Cela fait 10 ans, ce 28 septembre 2019, que plus de 156 personnes ont été tuées et des dizaines de femmes violées au stade de Conakry par des militaires. Un décennie plus tard après les tueries qu’un rapport des Nations Unies a qualifiées de crimes contre l’humanité, les victimes attendent toujours justice.
Le lundi 28 septembre 2009 a été une journée noire à Conakry. Des manifestants opposés à la candidature aux élections présidentielles du chef de la junte militaire, capitaine Moussa Dadis Camara sont réprimés dans le sang par l’armée. Bilan : plus de 156 morts, une centaine de femmes violées et de nombreux portés disparus, selon des organisations de défense des droits de l’homme.
Dix ans après ce tragique évènement, les victimes attendent toujours un procès des auteurs et commanditaires. « Aujourd’hui, notre plus grand souhait est que justice soit rendue parce que les commanditaires de ces tueries sont dans la rue. Certains occupent des postes de responsabilité, roulent dans de gros véhicules, sont dans des bureaux climatisés », fait remarquer Assiétou Bah, l’une des femmes violées.
Le pool des juges d’instruction guinéens a auditionné plus de 450 victimes et inculpé une douzaine de personnes dont l’ex chef de la junte militaire au pouvoir à l’époque, Moussa Dadis Camara. Ce dernier vit actuellement en exil à Ouagadougou au Burkina Faso depuis la tentative d’assassinat qui l’a visé en décembre 2009.
Malgré la lenteur du dossier, la présidente de l’Association des victimes, parents et amis du 28 septembre 2009, Asmaou Diallo note des avancées. « 10 ans, c’est long. Ce n’est pas 10 jours ni 10 heures. Nous victimes réclamons justice malgré le retard. Nous espérons que justice sera rendue. A partir du moment où ils ont choisi le site où se tiendra le procès, annoncé le budget, nous estimons que la date peut venir », espère cette dame qui a perdu un fils lors des évènements du 28 septembre 2009.
Le comité de pilotage pour l’organisation du procès a, en effet, choisi les locaux de la Cour d’appel de Conakry comme lieu des audiences et annoncé un budget indicatif de plus 79 milliards de francs guinéens, soit plus de 8 millions de dollars américains. L’État guinéen supportera les 77% de ce montant.
A la veille de la commémoration des massacres, le ministre de la Justice par intérim a fait le point de l’évolution de la procédure judiciaire. Selon Mamadou Lamine Fofana, deux contingences empêchent la tenue du procès : « D’abord, il fallait un local pour abriter le procès. Il va falloir une salle d’audience digne de ce nom. La deuxième condition, il faut la préparation psychotechnique du personnel judiciaire, pas des magistrats, seulement ».
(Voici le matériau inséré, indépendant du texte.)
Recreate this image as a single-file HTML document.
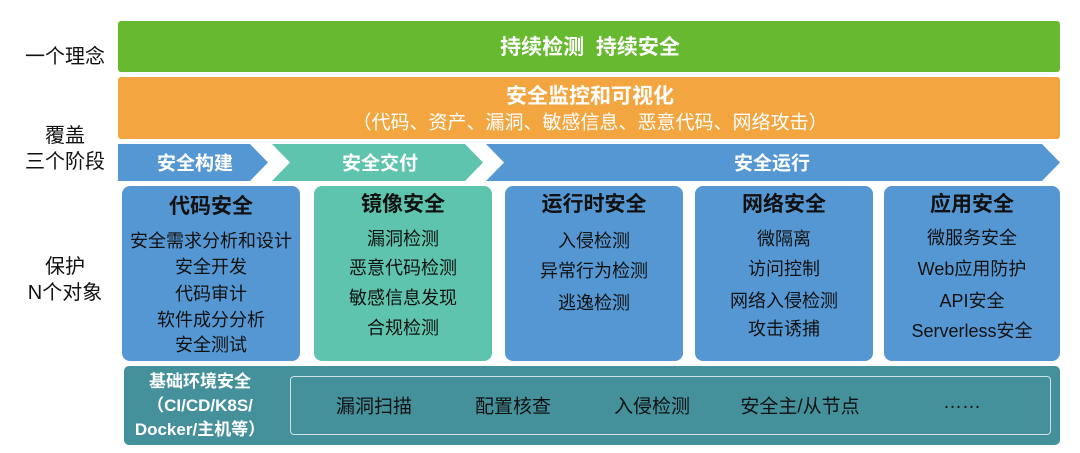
<!DOCTYPE html>
<html><head><meta charset="utf-8"><style>
body{margin:0;width:1080px;height:453px;background:#fff;position:relative;overflow:hidden;font-family:"Liberation Sans","Noto Sans CJK SC",sans-serif}
.a{position:absolute}
.t{position:absolute;transform:translate(-50%,-50%);white-space:nowrap}
.lab{font-size:20px;color:#111;text-align:center;line-height:26px}
.box{position:absolute;top:186px;height:175px;border-radius:8px}
.ttl{font-weight:bold;font-size:21px;color:#111}
.it{font-size:18px;color:#111}
.w{color:#fff}
</style></head><body>
<div class="t lab" style="left:65px;top:57px">一个理念</div>
<div class="t lab" style="left:65px;top:149px">覆盖<br>三个阶段</div>
<div class="t lab" style="left:65px;top:280px">保护<br>N个对象</div>

<div class="a" style="left:118px;top:21px;width:942px;height:51px;background:#67b930;border-radius:3px"></div>
<div class="t w" style="left:590px;top:46px;font-size:21px;font-weight:bold">持续检测&nbsp;&nbsp;持续安全</div>

<div class="a" style="left:118px;top:77px;width:942px;height:62px;background:#f3a640;border-radius:3px"></div>
<div class="t w" style="left:590px;top:95px;font-size:21px;font-weight:bold">安全监控和可视化</div>
<div class="t w" style="left:590px;top:121px;font-size:19px">（代码、资产、漏洞、敏感信息、恶意代码、网络攻击）</div>

<svg class="a" style="left:0;top:0" width="1080" height="453">
<polygon points="118,144 250,144 268,162.5 250,181 118,181" fill="#5597d2"/>
<polygon points="272,144 465,144 483,162.5 465,181 272,181 290,162.5" fill="#5ec4ad"/>
<polygon points="486,144 1042,144 1060,162.5 1042,181 486,181 504,162.5" fill="#5597d2"/>
</svg>
<div class="t w" style="left:195px;top:162px;font-size:19px;font-weight:bold">安全构建</div>
<div class="t w" style="left:380px;top:162px;font-size:19px;font-weight:bold">安全交付</div>
<div class="t w" style="left:772px;top:162px;font-size:19px;font-weight:bold">安全运行</div>

<div class="box" style="left:122px;width:178px;background:#5597d2"></div>
<div class="box" style="left:314px;width:178px;background:#5ec4ad"></div>
<div class="box" style="left:505px;width:178px;background:#5597d2"></div>
<div class="box" style="left:695px;width:178px;background:#5597d2"></div>
<div class="box" style="left:884px;width:176px;background:#5597d2"></div>

<div class="t ttl" style="left:211px;top:205px">代码安全</div>
<div class="t it" style="left:211px;top:240px">安全需求分析和设计</div>
<div class="t it" style="left:211px;top:266px">安全开发</div>
<div class="t it" style="left:211px;top:293px">代码审计</div>
<div class="t it" style="left:211px;top:319px">软件成分分析</div>
<div class="t it" style="left:211px;top:344px">安全测试</div>

<div class="t ttl" style="left:403px;top:203px">镜像安全</div>
<div class="t it" style="left:403px;top:238px">漏洞检测</div>
<div class="t it" style="left:403px;top:267px">恶意代码检测</div>
<div class="t it" style="left:403px;top:297px">敏感信息发现</div>
<div class="t it" style="left:403px;top:327px">合规检测</div>

<div class="t ttl" style="left:594px;top:203px">运行时安全</div>
<div class="t it" style="left:594px;top:240px">入侵检测</div>
<div class="t it" style="left:594px;top:270px">异常行为检测</div>
<div class="t it" style="left:594px;top:302px">逃逸检测</div>

<div class="t ttl" style="left:784px;top:203px">网络安全</div>
<div class="t it" style="left:784px;top:238px">微隔离</div>
<div class="t it" style="left:784px;top:268px">访问控制</div>
<div class="t it" style="left:784px;top:300px">网络入侵检测</div>
<div class="t it" style="left:784px;top:328px">攻击诱捕</div>

<div class="t ttl" style="left:972px;top:203px">应用安全</div>
<div class="t it" style="left:972px;top:237px">微服务安全</div>
<div class="t it" style="left:972px;top:268px">Web应用防护</div>
<div class="t it" style="left:972px;top:300px">API安全</div>
<div class="t it" style="left:972px;top:330px">Serverless安全</div>

<div class="a" style="left:124px;top:366px;width:936px;height:79px;background:#44919c;border-radius:5px"></div>
<div class="t w" style="left:200px;top:406px;font-size:17px;font-weight:bold;text-align:center;line-height:24px">基础环境安全<br>（CI/CD/K8S/<br>Docker/主机等）</div>
<div class="a" style="left:290px;top:376px;width:759px;height:57px;border:1.5px solid #cfe3e6;border-radius:4px"></div>
<div class="t it" style="left:374px;top:405px;font-size:19px">漏洞扫描</div>
<div class="t it" style="left:513px;top:405px;font-size:19px">配置核查</div>
<div class="t it" style="left:652px;top:405px;font-size:19px">入侵检测</div>
<div class="t it" style="left:800px;top:405px;font-size:19px">安全主/从节点</div>
<div class="t it" style="left:962px;top:403px;font-size:19px">……</div>
</body></html>
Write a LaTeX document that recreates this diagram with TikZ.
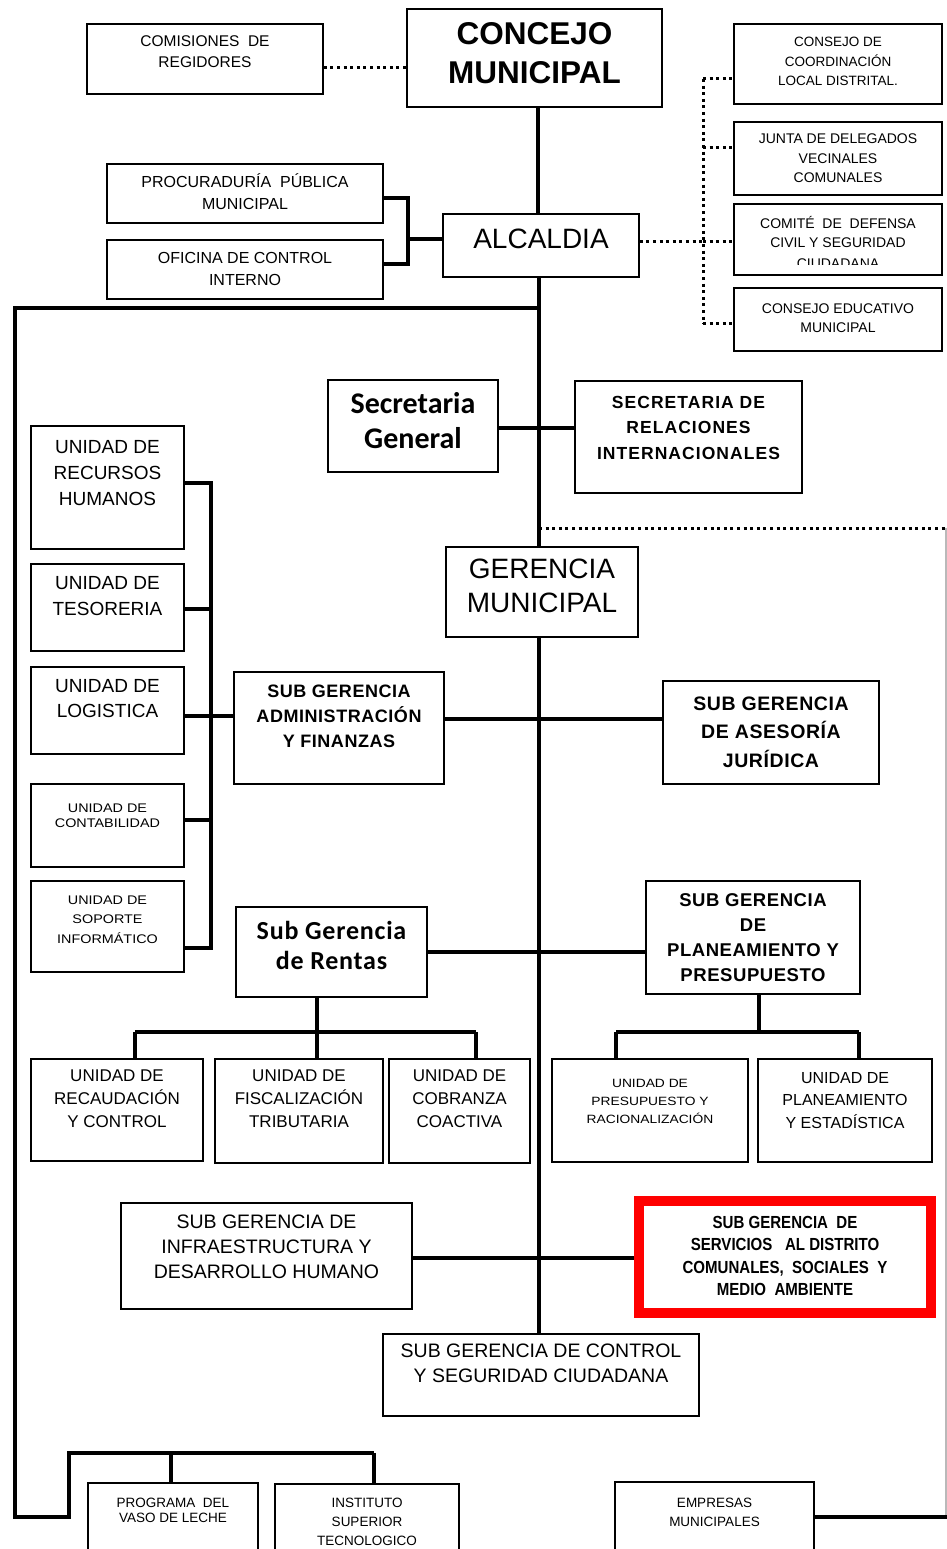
\documentclass[tikz,border=0pt]{standalone}
\usepackage{fontspec}
\setmainfont{Liberation Sans}
\newfontfamily\carlito{Carlito}
\newfontfamily\carlitosp[LetterSpace=3]{Carlito}
\newfontfamily\widesans[FakeStretch=1.15]{Liberation Sans}
\newfontfamily\narrowsans[FakeStretch=0.86]{Liberation Sans}
\newfontfamily\spacedA[LetterSpace=6]{Liberation Sans}
\newfontfamily\spacedB[LetterSpace=3]{Liberation Sans}
\usetikzlibrary{backgrounds}
\newcommand\fsz[2]{\fontsize{#1}{#2}\selectfont}
% box by its corners: [options]{name}{x1}{y1}{x2}{y2}
\newcommand\BX[6][]{%
  \pgfmathsetmacro\bxw{#5-#3}\pgfmathsetmacro\bxh{#6-#4}%
  \pgfmathsetmacro\bxx{(#3+#5)/2}\pgfmathsetmacro\bxy{(#4+#6)/2}%
  \node[orgbox,#1,minimum width=\bxw pt,minimum height=\bxh pt] (#2) at (\bxx,\bxy) {};}
% centred label inside a box: {box}{first baseline}{font}{lines}
\newcommand\LB[4]{%
  \node[lbl,font=#3] (#1-t) at (#1.center |- 0,#2) {\begin{tabular}[t]{@{}c@{}}#4\end{tabular}};}
\begin{document}
\begin{tikzpicture}[x=1pt,y=-1pt,
  orgbox/.style={draw,line width=1.7pt,fill=white,inner sep=0pt},
  lbl/.style={anchor=base,inner sep=0pt},
  conn/.style={line width=3.2pt},
  dotline/.style={line width=3pt,dash pattern=on 3pt off 3.6pt},
  thin/.style={line width=1.2pt,draw=gray!55}]
\useasboundingbox (0,0) rectangle (947,1549);
\clip (0,0) rectangle (947,1549);

% ---- top level
\BX{comis}{87}{24}{323}{94}
\LB{comis}{47}{\fsz{15.5}{21}}{COMISIONES\ \ DE\\REGIDORES}
\BX{concejo}{407}{9}{662}{107}
\LB{concejo}{44.5}{\bfseries\fsz{31.5}{39}}{CONCEJO\\MUNICIPAL}
\BX{proc}{107}{164}{383}{223}
\LB{proc}{188}{\fsz{16}{21.5}}{PROCURADURÍA\ \ PÚBLICA\\MUNICIPAL}
\BX{ofic}{107}{240}{383}{299}
\LB{ofic}{263}{\fsz{16}{22}}{OFICINA DE CONTROL\\INTERNO}
\BX{alcaldia}{443}{214}{639}{277}
\LB{alcaldia}{248}{\fsz{28}{34}}{ALCALDIA}

% ---- consultative bodies
\BX{cons1}{734}{24}{942}{104}
\LB{cons1}{47}{\fsz{13.5}{19.5}}{CONSEJO DE\\COORDINACIÓN\\LOCAL DISTRITAL.}
\BX{junta}{734}{122}{942}{195}
\LB{junta}{144}{\fsz{14}{19.5}}{JUNTA DE DELEGADOS\\VECINALES\\COMUNALES}
\BX{comite}{734}{204}{942}{275}
\begin{scope}
\clip (736,205) rectangle (940,264);
\LB{comite}{228}{\fsz{14}{20}}{COMITÉ\ \ DE\ \ DEFENSA\\CIVIL Y SEGURIDAD\\CIUDADANA}
\end{scope}
\BX{educ}{734}{288}{942}{351}
\LB{educ}{313}{\fsz{14}{19.5}}{CONSEJO EDUCATIVO\\MUNICIPAL}

% ---- secretariats
\BX{secg}{328}{380}{498}{472}
\LB{secg}{413}{\carlito\bfseries\fsz{30}{35}}{Secretaria\\General}
\BX{sri}{575}{381}{802}{493}
\LB{sri}{408}{\spacedA\bfseries\fsz{17.5}{25.5}}{SECRETARIA DE\\RELACIONES\\INTERNACIONALES}
\BX{gerencia}{446}{547}{638}{637}
\LB{gerencia}{578}{\fsz{28}{34}}{GERENCIA\\MUNICIPAL}

% ---- administrative units
\BX{rrhh}{31}{426}{184}{549}
\LB{rrhh}{453}{\fsz{19}{26}}{UNIDAD DE\\RECURSOS\\HUMANOS}
\BX{tes}{31}{564}{184}{651}
\LB{tes}{589}{\fsz{19}{26.5}}{UNIDAD DE\\TESORERIA}
\BX{log}{31}{667}{184}{754}
\LB{log}{692}{\fsz{19}{25.5}}{UNIDAD DE\\LOGISTICA}
\BX{cont}{31}{784}{184}{867}
\LB{cont}{812}{\widesans\fsz{12.5}{15}}{UNIDAD DE\\CONTABILIDAD}
\BX{sop}{31}{881}{184}{972}
\LB{sop}{904}{\widesans\fsz{12.5}{19.5}}{UNIDAD DE\\SOPORTE\\INFORMÁTICO}
\BX{sgaf}{234}{672}{444}{784}
\LB{sgaf}{697}{\spacedB\bfseries\fsz{18}{25}}{SUB GERENCIA\\ADMINISTRACIÓN\\Y FINANZAS}
\BX{ases}{663}{681}{879}{784}
\LB{ases}{710}{\spacedB\bfseries\fsz{19.5}{28.5}}{SUB GERENCIA\\DE ASESORÍA\\JURÍDICA}

% ---- revenue and planning
\BX{rentas}{236}{907}{427}{997}
\LB{rentas}{939}{\carlitosp\bfseries\fsz{26}{30}}{Sub Gerencia\\de Rentas}
\BX{plan}{646}{881}{860}{994}
\LB{plan}{906}{\spacedB\bfseries\fsz{18.5}{25}}{SUB GERENCIA\\DE\\PLANEAMIENTO Y\\PRESUPUESTO}
\BX{recaud}{31}{1059}{203}{1161}
\LB{recaud}{1081}{\fsz{17}{23}}{UNIDAD DE\\RECAUDACIÓN\\Y CONTROL}
\BX{fisc}{215}{1059}{383}{1163}
\LB{fisc}{1081}{\fsz{17}{23}}{UNIDAD DE\\FISCALIZACIÓN\\TRIBUTARIA}
\BX{cobr}{389}{1059}{530}{1163}
\LB{cobr}{1081}{\fsz{17}{23}}{UNIDAD DE\\COBRANZA\\COACTIVA}
\BX{presup}{552}{1059}{748}{1162}
\LB{presup}{1087}{\widesans\fsz{12}{18}}{UNIDAD DE\\PRESUPUESTO Y\\RACIONALIZACIÓN}
\BX{plest}{758}{1059}{932}{1162}
\LB{plest}{1083}{\fsz{16}{22.5}}{UNIDAD DE\\PLANEAMIENTO\\Y ESTADÍSTICA}

% ---- line departments
\BX{infra}{121}{1203}{412}{1309}
\LB{infra}{1228}{\fsz{19.5}{25}}{SUB GERENCIA DE\\INFRAESTRUCTURA Y\\DESARROLLO HUMANO}
\BX[draw=red,line width=10pt]{red}{639}{1201}{931}{1313}
\LB{red}{1228}{\narrowsans\bfseries\fsz{17.5}{22.5}}{SUB GERENCIA\ \ DE\\SERVICIOS\ \ \ AL DISTRITO\\COMUNALES,\ \ SOCIALES\ \ Y\\MEDIO\ \ AMBIENTE}
\BX{control}{383}{1334}{699}{1416}
\LB{control}{1357}{\fsz{19.5}{25}}{SUB GERENCIA DE CONTROL\\Y SEGURIDAD CIUDADANA}

% ---- decentralised bodies
\BX{vaso}{88}{1483}{258}{1575}
\LB{vaso}{1507}{\fsz{13.5}{15}}{PROGRAMA\ \ DEL\\VASO DE LECHE}
\BX{inst}{275}{1484}{459}{1575}
\LB{inst}{1507}{\fsz{13.5}{19}}{INSTITUTO\\SUPERIOR\\TECNOLOGICO}
\BX{empr}{615}{1482}{814}{1575}
\LB{empr}{1507}{\fsz{13.5}{19}}{EMPRESAS\\MUNICIPALES}

% ---- connectors
\begin{scope}[on background layer]
\coordinate (rentr) at (947,1517);
\coordinate (dotr) at (947,528);
% council and mayor
\draw[dotline] (comis.east |- 0,68) -- (concejo.west |- 0,68);
\draw[conn] (concejo.south -| 538,0) -- (alcaldia.north -| 538,0);
\draw[conn] (proc.east |- 0,198) -| (408,264) -- (ofic.east |- 0,264);
\draw[conn] (408,239) -- (alcaldia.west |- 0,239);
\draw[dotline] (alcaldia.east |- 0,241) -- (703,241);
\draw[dotline] (703,79) -- (703,324);
\draw[dotline] (703,79) -- (cons1.west |- 0,79);
\draw[dotline] (703,148) -- (junta.west |- 0,148);
\draw[dotline] (703,241) -- (comite.west |- 0,241);
\draw[dotline] (703,323) -- (educ.west |- 0,323);
% main spine
\draw[conn] (alcaldia.south -| 539,0) -- (gerencia.north -| 539,0);
\draw[conn] (gerencia.south -| 539,0) -- (control.north -| 539,0);
\draw[conn] (secg.east |- 0,428) -- (sri.west |- 0,428);
\draw[dotline] (539,528) -- (dotr);
\draw[thin] (946,528) -- (946,1517);
% outer frame to decentralised bodies
\draw[conn] (539,308) -- (15,308) -- (15,1517) -- (69,1517) -- (69,1453) -- (374,1453);
\draw[conn] (171,1453) -- (vaso.north -| 171,0);
\draw[conn] (374,1453) -- (inst.north -| 374,0);
\draw[conn] (empr.east |- 0,1517) -- (rentr);
% administration
\draw[conn] (rrhh.east |- 0,483) -- (211,483) -- (211,948) -- (sop.east |- 0,948);
\draw[conn] (tes.east |- 0,609) -- (211,609);
\draw[conn] (log.east |- 0,716) -- (sgaf.west |- 0,716);
\draw[conn] (cont.east |- 0,820) -- (211,820);
\draw[conn] (sgaf.east |- 0,719) -- (ases.west |- 0,719);
% revenue and planning
\draw[conn] (rentas.east |- 0,952) -- (plan.west |- 0,952);
\draw[conn] (rentas.south -| 317,0) -- (317,1032);
\draw[conn] (135,1032) -- (476,1032);
\draw[conn] (135,1032) -- (recaud.north -| 135,0);
\draw[conn] (317,1032) -- (fisc.north -| 317,0);
\draw[conn] (476,1032) -- (cobr.north -| 476,0);
\draw[conn] (plan.south -| 759,0) -- (759,1032);
\draw[conn] (616,1032) -- (859,1032);
\draw[conn] (616,1032) -- (presup.north -| 616,0);
\draw[conn] (859,1032) -- (plest.north -| 859,0);
% line departments
\draw[conn] (infra.east |- 0,1258) -- (red.west |- 0,1258);
\end{scope}
\end{tikzpicture}
\end{document}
Après la fin de l’instruction, il faudra donc attendre la levée de ces contraintes pour l’ouverture du procès.
Dans un communiqué transmis aux médias, les ambassades des États-Unis, de France et la Délégation de l’Union Européenne soulignent «l’importance de la tenue d’un procès sans plus tarder, afin que les auteurs présumés de ces crimes puissent répondre dans les plus brefs délais de leurs actes devant la justice ».